Wednesday, January 9, 2008

Window on Eurasia: VTsIOM Now Part of Kremlin’s ‘Propaganda Machine’ – Morar

Paul Goble

Baku, January 9 – The All-Russia Center for the Study of Public Opinion (VTsIOM), Moscow’s largest survey firm, has been corruptly transformed from an independent polling firm into a part of the Kremlin’s propaganda machine, according to Natalia Morar, the New Times journalist who was denied re-entry to Russia last month.
In a carefully documented story posted online yesterday entitled “Payment for Loyalty,” Morar describes how the Presidential Administration has insisted on structuring surveys to get the results it wants and then rewarded VTsIOM leaders by allowing them to privatize state property, avoid paying taxes and send the profits to offshore banks.
This corrupt exchange, Morar says, has been especially important during this year of elections because the Kremlin needs the right answers in order to sway public opinion and votes and can count on the fact that many people will assume that VTsIOM’s reports are accurate (http://newtimes.ru/news/2008-01-08/2008-01-08-6/).
According to Morar, Aleksei Chesnakov, the deputy chief of section of the Presidential Administration responsible for domestic politics, carefully keeps track of what polls VTsIOM plans to do and meets frequently with VTsIOM director Valeriy Fedorov to review questions, answers, and presentation.
“Every Friday,” Morar reports, officials in the Presidential Administration go over and then approve the press releases that VTsIOM has scheduled to release in the following week to ensure that these will be on message.
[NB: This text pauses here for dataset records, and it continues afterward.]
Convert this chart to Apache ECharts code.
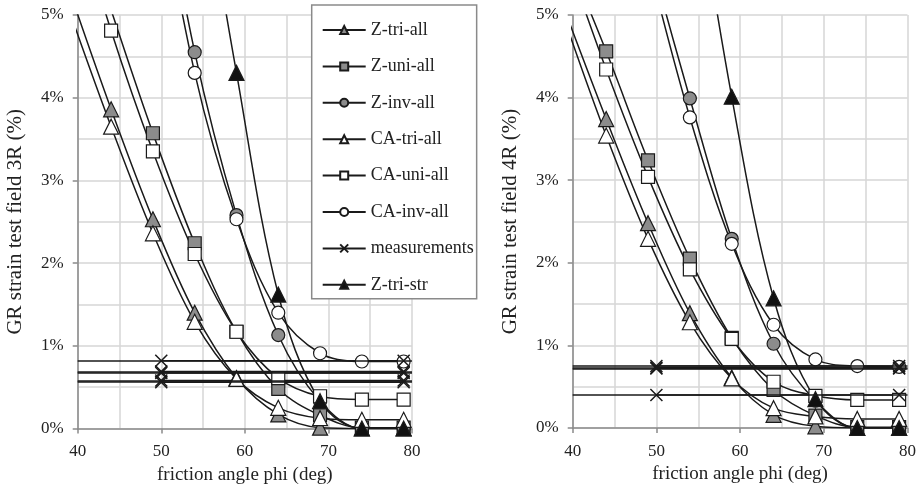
<!DOCTYPE html>
<html><head><meta charset="utf-8">
<script src="https://cdn.jsdelivr.net/npm/echarts@6/dist/echarts.min.js"></script>
<style>html,body{margin:0;padding:0;background:#fff}#c{width:919px;height:490px}</style>
</head><body><div id="c"></div>
<script>
// friction angle values (deg)
const phi = [39, 44, 49, 54, 59, 64, 69, 74, 79];
// field 3R (%)
const zTriAll3  = [5.30, 3.86, 2.53, 1.40, 0.61, 0.17, 0.01, 0.00, 0.00];
const zUniAll3  = [6.60, 5.06, 3.57, 2.24, 1.17, 0.48, 0.16, 0.01, 0.01];
const zInvAll3  = [null, null, 7.30, 4.55, 2.58, 1.13, 0.33, 0.00, 0.00];
const caTriAll3 = [5.05, 3.65, 2.36, 1.29, 0.60, 0.25, 0.125, 0.105, 0.105];
const caUniAll3 = [6.50, 4.81, 3.35, 2.11, 1.17, 0.61, 0.39, 0.35, 0.35];
const caInvAll3 = [null, null, 7.00, 4.30, 2.53, 1.40, 0.91, 0.81, 0.81];
const zTriStr3  = [null, null, null, 7.30, 4.30, 1.62, 0.33, 0.00, 0.00];
// field 4R (%)
const zTriAll4  = [5.07, 3.74, 2.48, 1.39, 0.61, 0.16, 0.02, 0.00, 0.00];
const zUniAll4  = [5.80, 4.56, 3.24, 2.05, 1.09, 0.46, 0.15, 0.01, 0.01];
const zInvAll4  = [null, null, 5.80, 3.99, 2.29, 1.02, 0.33, 0.00, 0.00];
const caTriAll4 = [4.95, 3.54, 2.29, 1.28, 0.60, 0.24, 0.14, 0.11, 0.11];
const caUniAll4 = [5.77, 4.34, 3.04, 1.92, 1.08, 0.56, 0.39, 0.34, 0.34];
const caInvAll4 = [null, null, 5.66, 3.76, 2.23, 1.25, 0.83, 0.75, 0.74];
const zTriStr4  = [null, null, null, 7.10, 4.01, 1.57, 0.35, 0.00, 0.00];
// measurements: marker positions and measured values (%)
const measPhi = [50, 79];
const meas3 = [0.82, 0.69, 0.67, 0.58, 0.56];
const meas4 = [0.75, 0.73, 0.72, 0.40];
// axes
const xMin = 40, xMax = 80, xStep = 10;
const yMin = 0, yMax = 5, yStep = 1;
const xTitle = 'friction angle phi (deg)';
const yTitles = ['GR strain test field 3R (%)', 'GR strain test field 4R (%)'];

const FONT = '"Liberation Serif", "Times New Roman", serif';
const LINE = '#1a1a1a';
const GRIDC = '#d6d6d6';
const AXC = '#8a8a8a';
const XPATH = 'path://M0,0L10,10M10,0L0,10';

function toPairs(ys) { return phi.map((p, i) => [p, ys[i]]); }

const styles = {
  'Z-tri-all':  {symbol: 'triangle', size: 15, fill: '#8c8c8c'},
  'Z-uni-all':  {symbol: 'rect', size: 13, fill: '#8c8c8c'},
  'Z-inv-all':  {symbol: 'circle', size: 13, fill: '#8c8c8c'},
  'CA-tri-all': {symbol: 'triangle', size: 15, fill: '#ffffff'},
  'CA-uni-all': {symbol: 'rect', size: 13, fill: '#ffffff'},
  'CA-inv-all': {symbol: 'circle', size: 13, fill: '#ffffff'},
  'Z-tri-str':  {symbol: 'triangle', size: 15, fill: '#111111'}
};

function curve(name, ys, g) {
  const s = styles[name];
  return {
    name, type: 'line', xAxisIndex: g, yAxisIndex: g,
    data: toPairs(ys), smooth: 0.35, clip: true,
    symbol: s.symbol, symbolSize: s.size, showAllSymbol: true,
    lineStyle: {color: LINE, width: 1.5},
    itemStyle: {color: s.fill, borderColor: LINE, borderWidth: 1.2},
    emphasis: {disabled: true}, z: 3
  };
}
function measure(v, g) {
  return {
    name: 'measurements', type: 'line', xAxisIndex: g, yAxisIndex: g,
    data: measPhi.map(p => [p, v]), clip: true,
    symbol: XPATH, symbolSize: 12,
    lineStyle: {color: LINE, width: 1.5},
    itemStyle: {color: 'rgba(0,0,0,0)', borderColor: LINE, borderWidth: 1.5},
    markLine: {silent: true, symbol: 'none', label: {show: false},
      lineStyle: {color: LINE, width: 1.5, type: 'solid'}, data: [{yAxis: v}]},
    emphasis: {disabled: true}, z: 3
  };
}

function seriesFor(g, d) {
  const out = [
    curve('Z-tri-all', d[0], g), curve('Z-uni-all', d[1], g), curve('Z-inv-all', d[2], g),
    curve('CA-tri-all', d[3], g), curve('CA-uni-all', d[4], g), curve('CA-inv-all', d[5], g)
  ];
  d[6].forEach(v => out.push(measure(v, g)));
  out.push(curve('Z-tri-str', d[7], g));
  return out;
}

const axisLabelStyle = {color: '#222', fontFamily: FONT, fontSize: 17};
function xAx(g) {
  return {
    type: 'value', gridIndex: g, min: xMin, max: xMax, interval: xStep,
    name: xTitle, nameLocation: 'middle', nameGap: 33,
    nameTextStyle: {color: '#222', fontFamily: FONT, fontSize: 19},
    axisLine: {show: true, onZero: false, lineStyle: {color: AXC, width: 1.5}},
    axisTick: {show: true, length: 5, lineStyle: {color: AXC, width: 1.5}},
    axisLabel: Object.assign({margin: 15}, axisLabelStyle),
    splitLine: {show: true, lineStyle: {color: GRIDC, width: 1.5}},
    minorTick: {show: false, splitNumber: 2},
    minorSplitLine: {show: true, lineStyle: {color: GRIDC, width: 1.5}}
  };
}
function yAx(g) {
  return {
    type: 'value', gridIndex: g, min: yMin, max: yMax, interval: yStep,
    name: yTitles[g], nameLocation: 'middle', nameGap: 52, nameRotate: 90,
    nameTextStyle: {color: '#222', fontFamily: FONT, fontSize: 21},
    axisLine: {show: true, lineStyle: {color: AXC, width: 1.5}},
    axisTick: {show: true, length: 5, lineStyle: {color: AXC, width: 1.5}},
    axisLabel: Object.assign({margin: 14, formatter: '{value}%'}, axisLabelStyle),
    splitLine: {show: true, lineStyle: {color: GRIDC, width: 1.5}},
    minorTick: {show: false, splitNumber: 2},
    minorSplitLine: {show: true, lineStyle: {color: GRIDC, width: 1.5}}
  };
}

const chart = echarts.init(document.getElementById('c'), null, {renderer: 'canvas'});
chart.setOption({
  backgroundColor: '#fff',
  animation: false,
  grid: [
    {left: 77.7, right: 507, top: 15, bottom: 61.5},
    {left: 572.7, right: 9.5, top: 15, bottom: 62}
  ],
  xAxis: [xAx(0), xAx(1)],
  yAxis: [yAx(0), yAx(1)],
  legend: {
    orient: 'vertical', left: 311.7, top: 5,
    padding: [16, 3, 5, 10],
    backgroundColor: '#fff', borderColor: '#8a8a8a', borderWidth: 1.5, borderRadius: 0,
    itemWidth: 43, itemHeight: 10, itemGap: 18.4,
    textStyle: {color: '#222', fontFamily: FONT, fontSize: 18, lineHeight: 10},
    data: ['Z-tri-all', 'Z-uni-all', 'Z-inv-all', 'CA-tri-all', 'CA-uni-all', 'CA-inv-all', 'measurements', 'Z-tri-str'],
    selectedMode: false, z: 10
  },
  series: [].concat(
    seriesFor(0, [zTriAll3, zUniAll3, zInvAll3, caTriAll3, caUniAll3, caInvAll3, meas3, zTriStr3]),
    seriesFor(1, [zTriAll4, zUniAll4, zInvAll4, caTriAll4, caUniAll4, caInvAll4, meas4, zTriStr4])
  )
});
</script></body></html>
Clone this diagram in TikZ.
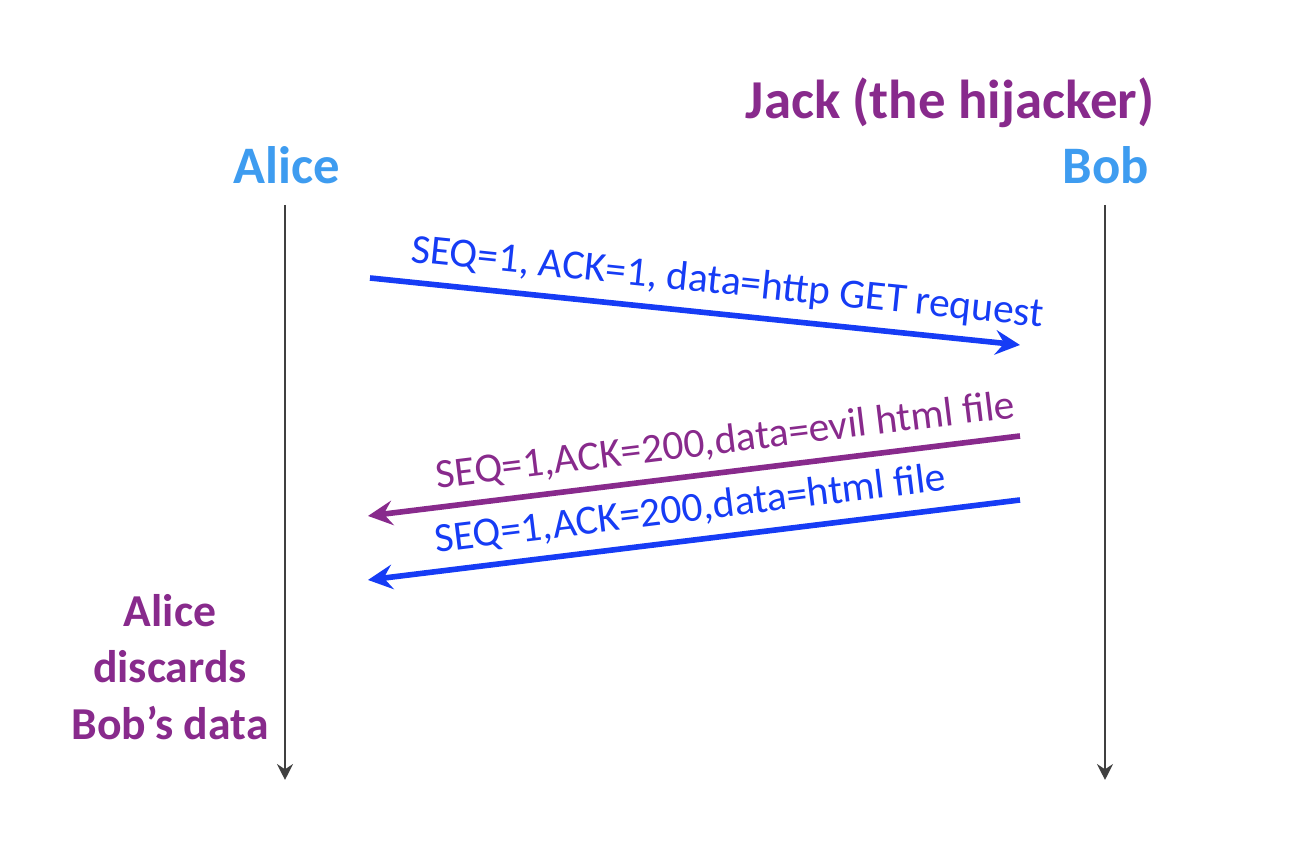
\documentclass[tikz,border=0pt]{standalone}
\usepackage{fontspec}
\setmainfont{Carlito}
\usetikzlibrary{arrows.meta}
\definecolor{nameblue}{RGB}{62,156,240}
\definecolor{msgblue}{RGB}{22,60,245}
\definecolor{jackpurple}{RGB}{136,42,140}
\definecolor{lifegray}{RGB}{64,64,64}
\newcommand\colorName{nameblue}
\newcommand\colorMsg{msgblue}
\newcommand\colorJack{jackpurple}
\newcommand\colorLifeline{lifegray}
\newcommand\lifelineTop{6.39}
\newcommand\lifelineBottom{0.64}
\tikzset{
	party/.style={font=\fontsize{15}{18}\selectfont\bfseries},
	lifeline/.style={color=\colorLifeline, line width=0.8pt, -{Stealth[length=4.5pt,width=4.5pt]}},
	msg/.style={line width=1.6pt, -{Stealth[length=7pt,width=7pt,inset=2.5pt]}},
	msglabel/.style={font=\fontsize{11.8}{14}\selectfont, sloped, above=3pt, inner sep=0pt}
}

\begin{document}
\begin{tikzpicture}
		\useasboundingbox (0,0) rectangle (13.04,8.44);
		
		\node[party, text=\colorName] (alice) at (2.87,6.79) {Alice};
		\node[party, text=\colorName] (bob) at (11.06,6.79) {Bob};
		\node[party, text=\colorJack, font=\fontsize{15.6}{18}\selectfont\bfseries] (jack) at (9.50,7.41) {Jack (the hijacker)};
		
		\coordinate (aliceTop) at (2.85,\lifelineTop);
		\coordinate (aliceEnd) at (2.85,\lifelineBottom);
		\coordinate (bobTop) at (11.05,\lifelineTop);
		\coordinate (bobEnd) at (11.05,\lifelineBottom);
		\draw[lifeline] (aliceTop) to (aliceEnd);
		\draw[lifeline] (bobTop) to (bobEnd);
		
		\coordinate (getStart) at (3.70,5.66);
		\coordinate (getEnd) at (10.20,4.99);
		\coordinate (evilStart) at (10.20,4.08);
		\coordinate (evilEnd) at (3.68,3.28);
		\coordinate (htmlStart) at (10.20,3.44);
		\coordinate (htmlEnd) at (3.68,2.64);
		
		\draw[msg, color=\colorMsg] (getStart) to
			node[msglabel, pos=0.545] (getLabel) {SEQ=1, ACK=1, data=http GET request} (getEnd);
		\draw[msg, color=\colorJack] (evilStart) to
			node[msglabel, pos=0.446] (evilLabel) {SEQ=1,ACK=200,data=evil html file} (evilEnd);
		\draw[msg, color=\colorMsg] (htmlStart) to
			node[msglabel, pos=0.5] (htmlLabel) {SEQ=1,ACK=200,data=html file} (htmlEnd);
		
		\node[text=\colorJack, font=\fontsize{13}{16}\selectfont\bfseries, align=center] (discard)
			at (1.70,1.77) {Alice\\discards\\Bob’s data};
	\end{tikzpicture}
\end{document}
But the Kremlin’s involvement at VTsIOM is far deeper than that, the investigative says.
Sometimes, she says, its officials demand the inclusion or deletion of particular questions. But most often they limit themselves to requiring that the questions and answers be written in a way that leads respondents to give the answers that the Kremlin needs.
The use of leading questions in public opinion research is “absolutely impermissible,” Lev Gudkov, the head of the Levada Center polling company. “It is either cheating or political technology, but it does not have any relationship to sociology whatsoever.” At the very least, “it is not scientific.”
At least some working-level people at VTsIOM feel the same way. Leontiy Byzov, the head of social-political analysis there, told Morar that using leading questions and leading answers is simply a concealed way of advancing particular ideas and thus nothing more than propaganda.
For their loyalty, the top people in VTsIOM have been well-rewarded, Morar continues, highlighting just how important their distorted picture of Russian public opinion is for President Vladimir Putin and his Kremlin advisors in their effort to strengthen their grip on power.
Not only have they been able to effectively privatize what is a state company – indeed, Kremlin officials are on its board – but VTsIOM leaders have been able to avoid paying the taxes they owe by means of a series of shadow companies and to send their profits to offshore accounts in the British Virgin Islands and Cyprus.
Morar shared documentation on this with financial experts who confirmed her judgment that this was more than simply sharp business practice. Given that VTsIOM is still nominally a state enterprise, one expert said, such actions are too risky -- unless those involved enjoy protection at the highest levels.
But perhaps the most damning and certainly the most immediately accessible indication of what is going on are the words of a highly placed VTsIOM employee who not surprisingly insisted on anonymity.
He told Morar that “they [in the Kremlin] are paying us for loyalty by giving us the opportunity to steal. They permit us to use certain financial flows and they do not control what we do with them. This is a classical example of bureaucratic rent: the use of a state enterprise for the extraction of incomes going into the pockets of bureaucrats.”
Indeed, he said, “they permit us to work only as long as we fulfill all [their] conditions. But if we say something somewhere beyond what is wanted, they will immediately dispense with us. In general,” the source added, “VTsIOM in its current form is not a research organization … It is part of the [Kremlin’s] propaganda machine.”
For all those who remember the extraordinarily positive role VTsIOM played in the past, Morar suggests, it is truly tragic that this institution has been so thoroughly corrupted, even if as yet many people do not view its findings as any more unreliable than those of other polling organizations.
Established in December 1987, VTsIOM played a key role in the creation of modern polling in the late Soviet and early post-Soviet period. In 1998, it was transformed into a unitary state enterprise, and the following year, it was given the status of a scientific institution.
But in 2003, VTsIOM was converted into an open stock company entirely capitalized by the state. That step led to the departure of Yuri Levada and the other top sociologists who had worked there up to that point and to the installation of Fedorov, the director who now does the Kremlin’s bidding.